Andrej730 · November 20, 2023, 10:55am

I think I’ve found the explanation to this by exploring generated HLSL code.

difference between 50 multiplications and 0 multiplication is not present in the instruction count since it’s calculated outside the shader (presumably on CPU, which is very clever if compiler can actually do that) and passed to shader as already calculated value with Material.PreshaderBuffer.

1 instructions difference present can be caused not by actual multiplication instructions but by just connecting anything to the pin which makes some other parts of the shader active.

Though there is still a question when compiler is able to pass parts of the code to be calculated at PreshaderBuffer and how we can use it to our advantage writing shaders.

BananableOffense · November 20, 2023, 3:09pm

That would make sense. Non Material Instance Dynamic Params don’t change at runtime but can differ from instance to instance. Precomputing something like that to a buffer to store a value per material instance would allow everything to get skipped in exchange for a tiny amount of memory.
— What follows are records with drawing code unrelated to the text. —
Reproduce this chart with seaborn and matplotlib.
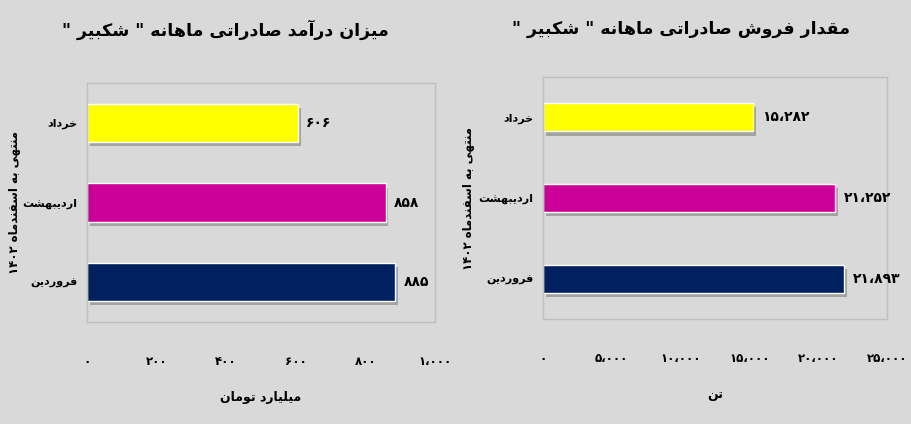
import re
import pandas as pd
import matplotlib
matplotlib.use("Agg")
import matplotlib.pyplot as plt
import matplotlib.patheffects as pe
from matplotlib.ticker import FuncFormatter
import seaborn as sns

# Data
months = ["خرداد", "اردیبهشت", "فروردین"]
revenue = [606, 858, 885]          # میلیارد تومان
sales = [15282, 21252, 21893]      # تن
bar_colors = ["#FFFF00", "#CC0099", "#002060"]

title_left = 'میزان درآمد صادراتی ماهانه " شکبیر "'
title_right = 'مقدار فروش صادراتی ماهانه " شکبیر "'
ylabel_text = "منتهی به اسفندماه ۱۴۰۲"
xlabel_left = "میلیارد تومان"
xlabel_right = "تن"

BG = "#D9D9D9"
FRAME = "#BFBFBF"

# Arabic/Persian contextual forms: isolated, final, initial, medial
FORMS = {
    "ا": ("\uFE8D", "\uFE8E", None, None),
    "آ": ("\uFE81", "\uFE82", None, None),
    "ب": ("\uFE8F", "\uFE90", "\uFE91", "\uFE92"),
    "ت": ("\uFE95", "\uFE96", "\uFE97", "\uFE98"),
    "خ": ("\uFEA5", "\uFEA6", "\uFEA7", "\uFEA8"),
    "د": ("\uFEA9", "\uFEAA", None, None),
    "ر": ("\uFEAD", "\uFEAE", None, None),
    "ز": ("\uFEAF", "\uFEB0", None, None),
    "س": ("\uFEB1", "\uFEB2", "\uFEB3", "\uFEB4"),
    "ش": ("\uFEB5", "\uFEB6", "\uFEB7", "\uFEB8"),
    "ص": ("\uFEB9", "\uFEBA", "\uFEBB", "\uFEBC"),
    "ف": ("\uFED1", "\uFED2", "\uFED3", "\uFED4"),
    "ق": ("\uFED5", "\uFED6", "\uFED7", "\uFED8"),
    "ل": ("\uFEDD", "\uFEDE", "\uFEDF", "\uFEE0"),
    "م": ("\uFEE1", "\uFEE2", "\uFEE3", "\uFEE4"),
    "ن": ("\uFEE5", "\uFEE6", "\uFEE7", "\uFEE8"),
    "ه": ("\uFEE9", "\uFEEA", "\uFEEB", "\uFEEC"),
    "و": ("\uFEED", "\uFEEE", None, None),
    "ی": ("\uFBFC", "\uFBFD", "\uFBFE", "\uFBFF"),
    "ک": ("\uFB8E", "\uFB8F", "\uFB90", "\uFB91"),
}
DIGITS = "۰-۹0-9،,"


def shape(text):
    # pick joined glyph forms, then lay out right-to-left
    out = []
    for i, c in enumerate(text):
        if c not in FORMS:
            out.append(c)
            continue
        f = FORMS[c]
        prev = text[i - 1] if i > 0 else None
        nxt = text[i + 1] if i + 1 < len(text) else None
        jp = prev in FORMS and FORMS[prev][2] is not None
        jn = f[2] is not None and nxt in FORMS
        if jp and jn:
            out.append(f[3])
        elif jp:
            out.append(f[1])
        elif jn:
            out.append(f[2])
        else:
            out.append(f[0])
    runs = re.findall(f"[{DIGITS}]+|[^{DIGITS}]+", "".join(out))
    return "".join(r if re.match(f"[{DIGITS}]", r) else r[::-1] for r in reversed(runs))


def fa_num(v):
    return f"{int(round(v)):,}".translate(str.maketrans("0123456789,", "۰۱۲۳۴۵۶۷۸۹،"))


sns.set_style("white")
plt.rcParams["font.family"] = ["DejaVu Sans"]
plt.rcParams["font.weight"] = "bold"
plt.rcParams["text.color"] = "black"
plt.rcParams["xtick.color"] = "black"
plt.rcParams["ytick.color"] = "black"
plt.rcParams["axes.labelcolor"] = "black"

fig = plt.figure(figsize=(9.12, 4.24), dpi=100, facecolor=BG)
ax1 = fig.add_axes([87 / 912, 1 - 322 / 424, 348 / 912, 239 / 424])
ax2 = fig.add_axes([543 / 912, 1 - 319 / 424, 344 / 912, 242 / 424])

df = pd.DataFrame({"month": months, "revenue": revenue, "sales": sales})
shadow = [pe.SimplePatchShadow(offset=(2, -3), shadow_rgbFace="#7F7F7F", alpha=0.6), pe.Normal()]

panels = [
    (ax1, "revenue", 0.48, (0, 1000), [0, 200, 400, 600, 800, 1000], xlabel_left),
    (ax2, "sales", 0.35, (0, 25000), [0, 5000, 10000, 15000, 20000, 25000], xlabel_right),
]
for ax, col, width, xlim, ticks, xlabel in panels:
    sns.barplot(data=df, x=col, y="month", hue="month", palette=bar_colors,
                width=width, legend=False, ax=ax, saturation=1)
    ax.set_facecolor(BG)
    for p in ax.patches:
        p.set_path_effects(shadow)
    for cont in ax.containers:
        ax.bar_label(cont, labels=[fa_num(v) for v in cont.datavalues],
                     padding=6, fontsize=10, fontweight="bold")
    ax.set_xlim(*xlim)
    ax.set_ylim(2.5, -0.5)
    ax.set_xticks(ticks)
    ax.xaxis.set_major_formatter(FuncFormatter(lambda v, pos: fa_num(v)))
    ax.set_yticks(range(len(months)))
    ax.set_yticklabels([shape(m) for m in months])
    ax.tick_params(axis="x", length=0, pad=24, labelsize=8.5)
    ax.tick_params(axis="y", length=0, pad=7, labelsize=8)
    ax.set_xlabel(shape(xlabel), fontsize=9, fontweight="bold", labelpad=16)
    ax.set_ylabel("")
    for s in ax.spines.values():
        s.set_color(FRAME)
        s.set_linewidth(1)

fig.text(225 / 912, 1 - 30 / 424, shape(title_left), ha="center", va="center",
         fontsize=12.5, fontweight="bold")
fig.text(681 / 912, 1 - 29 / 424, shape(title_right), ha="center", va="center",
         fontsize=12.5, fontweight="bold")
fig.text(15 / 912, 1 - 203 / 424, shape(ylabel_text), rotation=90, ha="center",
         va="center", fontsize=8.5, fontweight="bold")
fig.text(469 / 912, 1 - 198 / 424, shape(ylabel_text), rotation=90, ha="center",
         va="center", fontsize=8.5, fontweight="bold")

fig.savefig("out.png", dpi=100, facecolor=BG)
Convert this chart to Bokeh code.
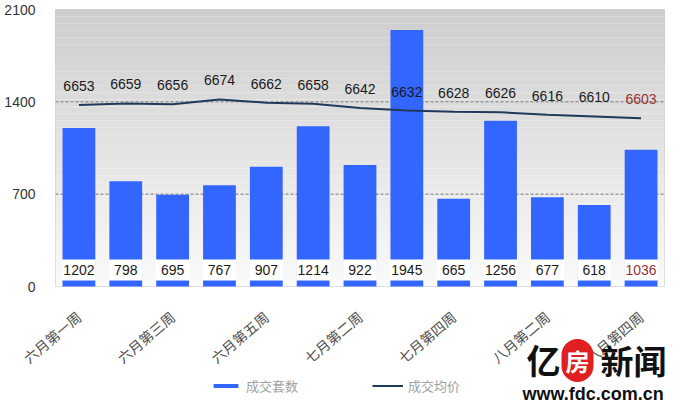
import math
from bokeh.plotting import figure
from bokeh.models import (ColumnDataSource, Range1d, Legend, LegendItem, Label,
                          BoxAnnotation, FixedTicker)
from bokeh.core.properties import value
from bokeh.embed import file_html
from bokeh.resources import INLINE

weeks = ["六月第一周", "六月第二周", "六月第三周", "六月第四周", "六月第五周",
         "七月第一周", "七月第二周", "七月第三周", "七月第四周",
         "八月第一周", "八月第二周", "八月第三周", "八月第四周"]
units = [1202, 798, 695, 767, 907, 1214, 922, 1945, 665, 1256, 677, 618, 1036]
prices = [6653, 6659, 6656, 6674, 6662, 6658, 6642, 6632, 6628, 6626, 6616, 6610, 6603]
y_ticks = [0, 700, 1400, 2100]
grid_ticks = [700, 1400]
series_names = ["成交套数", "成交均价"]

FONT = "Liberation Sans"
CJK = "Noto Sans CJK SC"
BAR = "#3366ff"
LINE = "#1f3a5c"
DARKRED = "#993333"

n = len(weeks)
xs = list(range(n))
label_colors = ["#1a1a1a"] * (n - 1) + [DARKRED]
src = ColumnDataSource(dict(
    x=xs, units=units, price=prices,
    units_str=[str(v) for v in units], price_str=[str(v) for v in prices],
    lc=label_colors,
))

W, H = 674, 404
PLOT_W = 609          # pixel width of the plot box
PLOT_H = 277          # pixel height of the 0..2100 plot box
LEFT = 55             # pixels left of the plot box (y tick labels)
RIGHT = 10            # pixels right of the plot box
ABOVE = 9             # pixels above the plot box
BELOW = 118           # pixels below the plot box (axis labels, legend, logo)
Y_MAX = 2100
P_LO, P_HI = 5971, 7012
ypp = Y_MAX / PLOT_H
ppp = (P_HI - P_LO) / PLOT_H
xpp = n / PLOT_W
X0, X1 = -0.5, n - 0.5

p = figure(x_range=Range1d(X0 - LEFT * xpp, X1 + RIGHT * xpp),
           y_range=Range1d(-BELOW * ypp, Y_MAX + ABOVE * ypp), width=W, height=H,
           output_backend="svg", toolbar_location=None,
           min_border_left=0, min_border_right=0, min_border_top=0,
           min_border_bottom=0)
p.extra_y_ranges = {"price": Range1d(P_LO - BELOW * ppp, P_HI + ABOVE * ppp)}

# gradient background inside the plot box
p.background_fill_color = "white"
p.border_fill_color = "white"
nb = 40
for i in range(nb):
    t = i / (nb - 1)
    g = int(250 - (250 - 206) * t)
    p.add_layout(BoxAnnotation(bottom=Y_MAX * i / nb, top=Y_MAX * (i + 1) / nb,
                               left=X0, right=X1,
                               fill_color=(g, g, g), fill_alpha=1.0,
                               line_color=None, level="image"))
p.outline_line_color = None
p.add_layout(BoxAnnotation(bottom=0, top=Y_MAX, left=X0, right=X1, fill_alpha=0,
                           line_color="#9a9a9a", line_width=1, level="underlay"))

p.xgrid.grid_line_color = None
p.ygrid.grid_line_color = None
p.segment(x0=[X0] * len(grid_ticks), x1=[X1] * len(grid_ticks),
          y0=grid_ticks, y1=grid_ticks, line_color="#7a7a7a",
          line_dash="3 2", line_width=1, level="underlay")

bars = p.vbar(x="x", top="units", width=0.7, source=src,
              fill_color=BAR, line_color=None)

line = p.line(x="x", y="price", source=src, y_range_name="price",
              line_color=LINE, line_width=2)

# bar value label boxes
box_y = 16.5 * ypp
p.rect(x="x", y=box_y, width=0.72, height=21, height_units="screen",
       source=src, fill_color="white", line_color=None)
p.text(x="x", y=0, text="units_str", source=src, y_offset=-17,
       text_align="center", text_baseline="middle",
       text_font=value(FONT), text_font_size="14px", text_color="lc")

p.text(x="x", y="price", text="price_str", source=src, y_range_name="price",
       y_offset=-19, text_align="center", text_baseline="middle",
       text_font=value(FONT), text_font_size="14px", text_color="lc")

# axes
p.yaxis.fixed_location = X0
p.yaxis.ticker = FixedTicker(ticks=y_ticks)
p.yaxis.axis_line_color = None
p.yaxis.major_tick_line_color = None
p.yaxis.minor_tick_line_color = None
p.yaxis.major_label_text_font = FONT
p.yaxis.major_label_text_font_size = "14px"
p.yaxis.major_label_text_color = "#333333"
p.yaxis.major_label_standoff = 14

p.xaxis.fixed_location = 0
p.xaxis.ticker = FixedTicker(ticks=xs[::2])
p.xaxis.major_label_overrides = {i: weeks[i] for i in xs[::2]}
p.xaxis.axis_line_color = None
p.xaxis.major_tick_line_color = None
p.xaxis.minor_tick_line_color = None
p.xaxis.major_label_orientation = 0.7
p.xaxis.major_label_text_font = CJK
p.xaxis.major_label_text_font_size = "14px"
p.xaxis.major_label_text_color = "#505050"
p.xaxis.major_label_standoff = 22

legend = Legend(items=[LegendItem(label=series_names[0], renderers=[bars]),
                       LegendItem(label=series_names[1], renderers=[line])],
                orientation="horizontal", location=(210, 9),
                glyph_width=31, glyph_height=5, spacing=74, padding=0, margin=0,
                label_standoff=5,
                label_text_font=CJK, label_text_font_size="13px",
                label_text_color="#a0a0a0", border_line_color=None,
                background_fill_alpha=0)
p.add_layout(legend, "center")

# watermark
p.add_layout(Label(x=526, y=21, x_units="screen", y_units="screen", text="亿",
                   text_font=CJK, text_font_size="34px", text_font_style="bold",
                   text_color="#111111"))
p.add_layout(Label(x=577, y=44, x_units="screen", y_units="screen", text="房",
                   text_font=CJK, text_font_size="24px", text_font_style="bold",
                   text_color="white", text_align="center", text_baseline="middle",
                   background_fill_color="#e02020", border_radius=16, padding=4))
p.add_layout(Label(x=600, y=21, x_units="screen", y_units="screen", text="新闻",
                   text_font=CJK, text_font_size="33px", text_font_style="bold",
                   text_color="#111111"))
p.add_layout(Label(x=522, y=1, x_units="screen", y_units="screen",
                   text="www.fdc.com.cn", text_font=FONT, text_font_size="18px",
                   text_font_style="bold", text_color="#111111"))

open("out.html", "w").write(file_html(p, INLINE))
glitchered · November 20, 2023, 3:41pm

yep. looks like constant buffer input gets folded per shader/material. there’s logically no need to do this parameter code for every pixel. as soon as you plug a texture or any resource that is gpu local in a slot it will unfold from there, tho.

system · December 20, 2023, 3:42pm

This topic was automatically closed 30 days after the last reply. New replies are no longer allowed.